Fame follows four years of students at a New York high school for performing arts. The students spend their mornings working on their specialty—acting, dance, music—and the afternoons on academic subjects. It’s no surprise, though, that this is not going to be a drama about chemistry or English. No, we’re going to be dealing with drama all about, well, acting, dance, and music. We’re presented with a standard variety pack of students with the standard variety pack of issues. To whit:

Montgomery (Paul McCrane), an acting student. He’s got a mother who is a famous actress, a psychoanalyst, and has come to the realization that he’s gay.
Doris (Maureen Teefy), another acting student. She has an overbearing mother (Tresa Hughes) who is the classic stage mom.
Ralph (Barry Miller), a third acting student. Ralph is a class clown who doesn’t have a filter.
Lisa (Laura Dean), who starts as a dance student but ends up in drama when she’s booted from the dance program. Why is she booted? She doesn’t try hard enough.
Hilary (Antonia Franceschi), a dance student. She shows up in the second year and is sexually aggressive.
Leroy (Gene Anthony Ray), a dance student. Leroy is black and illiterate and hates school, but loves dance.
Bruno (Lee Curreri), a music student. Bruno hates performing in front of others and is convinced that his thousands of dollars-worth of synthesizers is the future.
Coco (Irene Cara), music, dance, and acting. Coco wants to do it all. She’s also in competition with Hilary for the attentions of Leroy.
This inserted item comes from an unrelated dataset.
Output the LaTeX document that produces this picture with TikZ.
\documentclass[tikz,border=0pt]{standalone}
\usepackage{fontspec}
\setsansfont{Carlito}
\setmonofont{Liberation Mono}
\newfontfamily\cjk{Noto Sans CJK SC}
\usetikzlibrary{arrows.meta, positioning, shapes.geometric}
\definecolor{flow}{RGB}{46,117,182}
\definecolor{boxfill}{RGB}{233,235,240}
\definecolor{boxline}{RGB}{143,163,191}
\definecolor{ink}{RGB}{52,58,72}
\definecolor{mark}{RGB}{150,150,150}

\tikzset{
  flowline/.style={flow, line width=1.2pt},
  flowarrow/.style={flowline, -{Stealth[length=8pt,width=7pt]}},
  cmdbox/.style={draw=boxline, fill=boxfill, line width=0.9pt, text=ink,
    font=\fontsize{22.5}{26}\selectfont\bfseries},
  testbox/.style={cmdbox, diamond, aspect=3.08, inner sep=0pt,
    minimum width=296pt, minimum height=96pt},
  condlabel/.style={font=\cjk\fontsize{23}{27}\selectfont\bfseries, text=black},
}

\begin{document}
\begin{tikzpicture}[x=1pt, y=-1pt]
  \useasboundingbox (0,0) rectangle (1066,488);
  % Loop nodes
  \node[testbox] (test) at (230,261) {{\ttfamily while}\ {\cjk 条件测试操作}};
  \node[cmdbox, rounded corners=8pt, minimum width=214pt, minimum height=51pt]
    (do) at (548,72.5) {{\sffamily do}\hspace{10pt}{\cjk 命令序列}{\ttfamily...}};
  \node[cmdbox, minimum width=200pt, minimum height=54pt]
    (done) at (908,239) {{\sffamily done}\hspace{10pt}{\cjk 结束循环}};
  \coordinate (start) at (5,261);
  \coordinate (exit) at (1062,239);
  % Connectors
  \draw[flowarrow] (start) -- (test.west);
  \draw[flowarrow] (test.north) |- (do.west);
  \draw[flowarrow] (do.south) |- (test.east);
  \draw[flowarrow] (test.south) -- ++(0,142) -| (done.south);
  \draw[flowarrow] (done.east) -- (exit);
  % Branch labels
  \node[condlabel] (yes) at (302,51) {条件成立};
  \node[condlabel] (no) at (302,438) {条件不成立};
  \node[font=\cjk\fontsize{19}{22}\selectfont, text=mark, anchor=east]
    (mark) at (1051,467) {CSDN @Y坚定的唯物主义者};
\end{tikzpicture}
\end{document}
Anyway, Fame tracks their lives over their four years of high school. There are naturally a few spontaneous song-and-dance numbers that almost seem like they work in terms of the narrative of the film. The most famous of these is the one to the title track, a song created in the film by Bruno and broadcast from his father’s taxi without Bruno’s knowledge. The students end up blocking traffic and dancing on people’s cars.
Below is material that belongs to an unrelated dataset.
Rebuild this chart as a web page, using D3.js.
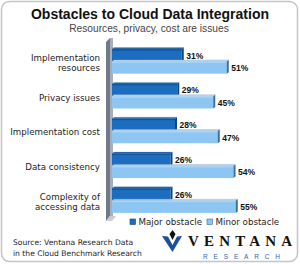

And this highlights the main problem I have with the film. There is a significant air of non-reality associated with Fame that it can’t get away from. Frustrated by his English class and his English teacher (Anne Meara), Leroy goes out in the hallway and smashes a shit-ton of glass front bookcases. He is evidently not punished for this. In fact, he is evidently never punished for swearing at his teachers, never showing up prepared, and never doing any of his homework, because, y’know, illiterate. When the kids dance in the streets and are jumping up and down on people’s cars, there are no repercussions, either. No penalties, no lawsuits, no damage reports or insurance claims. Hey, if you’re young and talented, evidently you can get away with whatever the hell you want.

That unreality is cemented by the fact that not a one of these people looks age appropriate. Throughout the film I had to remind myself that these are high school students—and remember, we see them for all four years of high school. This means that at the start of the film, these are supposed to be 14-year-olds, and not a one of them looks under 20. If this had been about a performing arts college, I’d have at least bought this part of the story. High school? Not a chance in hell.
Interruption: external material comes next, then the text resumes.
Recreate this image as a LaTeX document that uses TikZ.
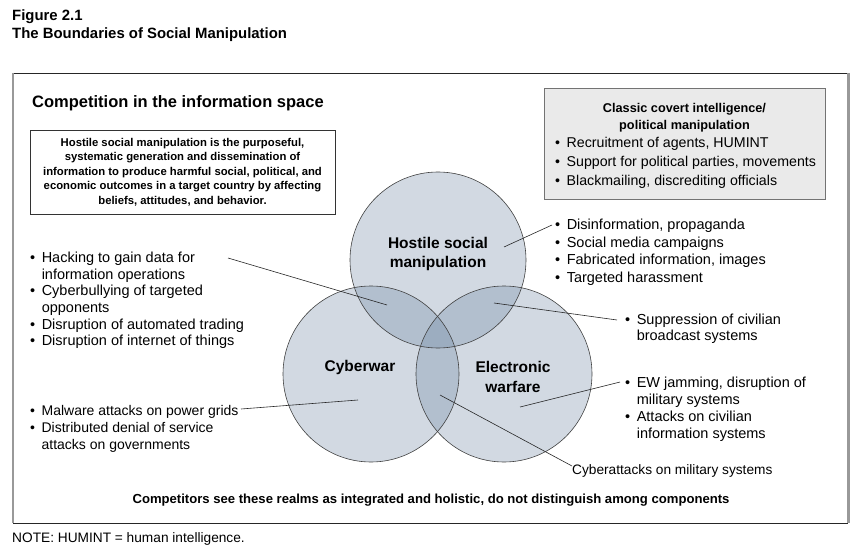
\documentclass[tikz,border=0pt]{standalone}
\usepackage{fontspec}
\setmainfont{Liberation Sans}
\usetikzlibrary{positioning}
\definecolor{vennblue}{RGB}{105,130,160}
\definecolor{boxgray}{RGB}{234,234,234}
\newcommand{\bl}{\textbullet\hspace{6.5pt}}
\newcommand{\ind}{\hphantom{\textbullet\hspace{6.5pt}}}

\begin{document}
\begin{tikzpicture}[x=1pt, y=-1pt, %
    realm/.style={circle, minimum size=176pt, inner sep=0pt, fill=vennblue, fill opacity=0.3},
    realmtxt/.style={font=\fontsize{15.5}{19.5}\selectfont\bfseries, align=center, inner sep=0pt},
    lst/.style={font=\fontsize{14.5}{17}\selectfont, align=left, inner sep=0pt, anchor=north west},
    lead/.style={draw=black!85, line width=0.6pt}
  ]
  \useasboundingbox (0,0) rectangle (854,548);
  % title
  \node[anchor=west, inner sep=0pt, font=\fontsize{14.9}{16}\selectfont\bfseries] (fig) at (12,17) {Figure 2.1};
  \node[anchor=west, inner sep=0pt, font=\fontsize{14.9}{16}\selectfont\bfseries] (ttl) at (12,35) {The Boundaries of Social Manipulation};
  % frame
  \draw[black!85, line width=0.8pt] (13,73) rectangle (847,523);
  \draw[black!40, line width=2pt] (13,73) -- (13,523);
  \draw[black!40, line width=3pt] (848,73) -- (848,523);
  \node[anchor=west, inner sep=0pt, font=\fontsize{16.5}{18}\selectfont\bfseries] (comp) at (32,103) {Competition in the information space};
  \node[draw=black!80, fill=white, line width=0.7pt, minimum width=305pt, minimum height=84pt,
    align=center, font=\fontsize{11.3}{14.4}\selectfont\bfseries] (defn) at (182.5,172)
    {Hostile social manipulation is the purposeful,\\ systematic generation and dissemination of\\
     information to produce harmful social, political, and\\ economic outcomes in a target country by affecting\\
     beliefs, attitudes, and behavior.};
  % covert box
  \node[draw=black!55, fill=boxgray, line width=0.8pt, minimum width=281pt, minimum height=111pt] (classic) at (684.5,143.5) {};
  \node[font=\fontsize{12.7}{17}\selectfont\bfseries, align=center, inner sep=0pt] (classichd) at (684.5,117.5)
    {Classic covert intelligence/\\ political manipulation};
  \node[lst, font=\fontsize{14.2}{19}\selectfont] (covert) at (555,137)
    {\bl Recruitment of agents, HUMINT\\ \bl Support for political parties, movements\\ \bl Blackmailing, discrediting officials};
  % circles
  \node[realm] (hsm) at (438,260) {};
  \node[realm] (cyber) at (371,374) {};
  \node[realm] (ew) at (504,374) {};
  \foreach \c in {hsm,cyber,ew}
    \draw[black!75, line width=0.6pt] (\c.center) circle (88pt);
  \node[realmtxt] (hsmlbl) at (438,254) {Hostile social\\ manipulation};
  \node[realmtxt] (cyberlbl) at (360,367) {Cyberwar};
  \node[realmtxt] (ewlbl) at (513,377) {Electronic\\ warfare};
  % lists
  \node[lst, font=\fontsize{14.5}{16.6}\selectfont] (hack) at (30,252)
    {\bl Hacking to gain data for\\ \ind information operations\\ \bl Cyberbullying of targeted\\ \ind opponents\\
     \bl Disruption of automated trading\\ \bl Disruption of internet of things};
  \node[lst, font=\fontsize{14}{17}\selectfont] (mal) at (30,405)
    {\bl Malware attacks on power grids\\ \bl Distributed denial of service\\ \ind attacks on governments};
  \node[lst, font=\fontsize{14.5}{17.6}\selectfont] (dis) at (555,219)
    {\bl Disinformation, propaganda\\ \bl Social media campaigns\\ \bl Fabricated information, images\\ \bl Targeted harassment};
  \node[lst, font=\fontsize{14.5}{16}\selectfont] (sup) at (625,314)
    {\bl Suppression of civilian\\ \ind broadcast systems};
  \node[lst] (ewj) at (625,377)
    {\bl EW jamming, disruption of\\ \ind military systems\\ \bl Attacks on civilian\\ \ind information systems};
  \node[anchor=west, inner sep=0pt, font=\fontsize{13.7}{16}\selectfont] (cyat) at (572,471) {Cyberattacks on military systems};
  % leaders
  \coordinate (hackA) at (228,258); \coordinate (hackB) at (387,305);
  \coordinate (disA) at (504,247);  \coordinate (disB) at (552,225);
  \coordinate (supA) at (494,303);  \coordinate (supB) at (617,320);
  \coordinate (ewjA) at (520,407);  \coordinate (ewjB) at (620,382);
  \coordinate (cyatA) at (440,395); \coordinate (cyatB) at (572,466);
  \coordinate (malA) at (358,400);  \coordinate (malB) at (241,409);
  \foreach \l in {hack,dis,sup,ewj,cyat,mal}
    \draw[lead] (\l A) -- (\l B);
  % footer
  \node[font=\fontsize{13.1}{15}\selectfont\bfseries, inner sep=0pt] (concl) at (431,500)
    {Competitors see these realms as integrated and holistic, do not distinguish among components};
  \node[anchor=west, inner sep=0pt, font=\fontsize{13.7}{16}\selectfont] (note) at (12,539) {NOTE: HUMINT = human intelligence.};
\end{tikzpicture}
\end{document}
Additionally, the dialog simply doesn’t work. In their sophomore year, the students are required to relate a personal story about a terrible event in their lives. These scenes are so scripted that the come across as, well, a scene out of a play. Nobody talks like these kids do about their own experiences. This is especially true of 15-year-olds. Actually, check that. You know who talks like that? Screenwriters and playwrights.

And because of all of this, I just can’t buy it. I’ve seen both of my daughters deal with many of the issues brought forward in Fame. I’ve been there for days spent in school and nights spent on a dance floor, long drives home and getting to bed close to midnight only to get up at six for school the next morning. I’ve seen the petty infighting when someone gets a better part than someone else and feelings get hurt. I’ve seen the struggle between needing to learn a part and needing to study for an exam, and knowing that both are of equal importance to a young student. Fame attempts to create that world and fails at it. It also gets weirdly dark in junior and senior year—attacks by junkies, abortion, and soft-core porn are all on tap in the last hour.

It’s not a bad film and I understand why it became popular in 1980 and why it was remade a few years ago. But for me, it’s like when Neil Degrasse Tyson complains about bad science in movies. The immediate disconnection to reality prevents me from the necessary suspension of disbelief of something that purports itself to be the real world. It ruins the film for me, and that’s kind of a shame.

Why to watch Fame: A spin on a classic story.
Why not to watch: It has about as much connection to reality as Abraham Lincoln: Vampire Hunter.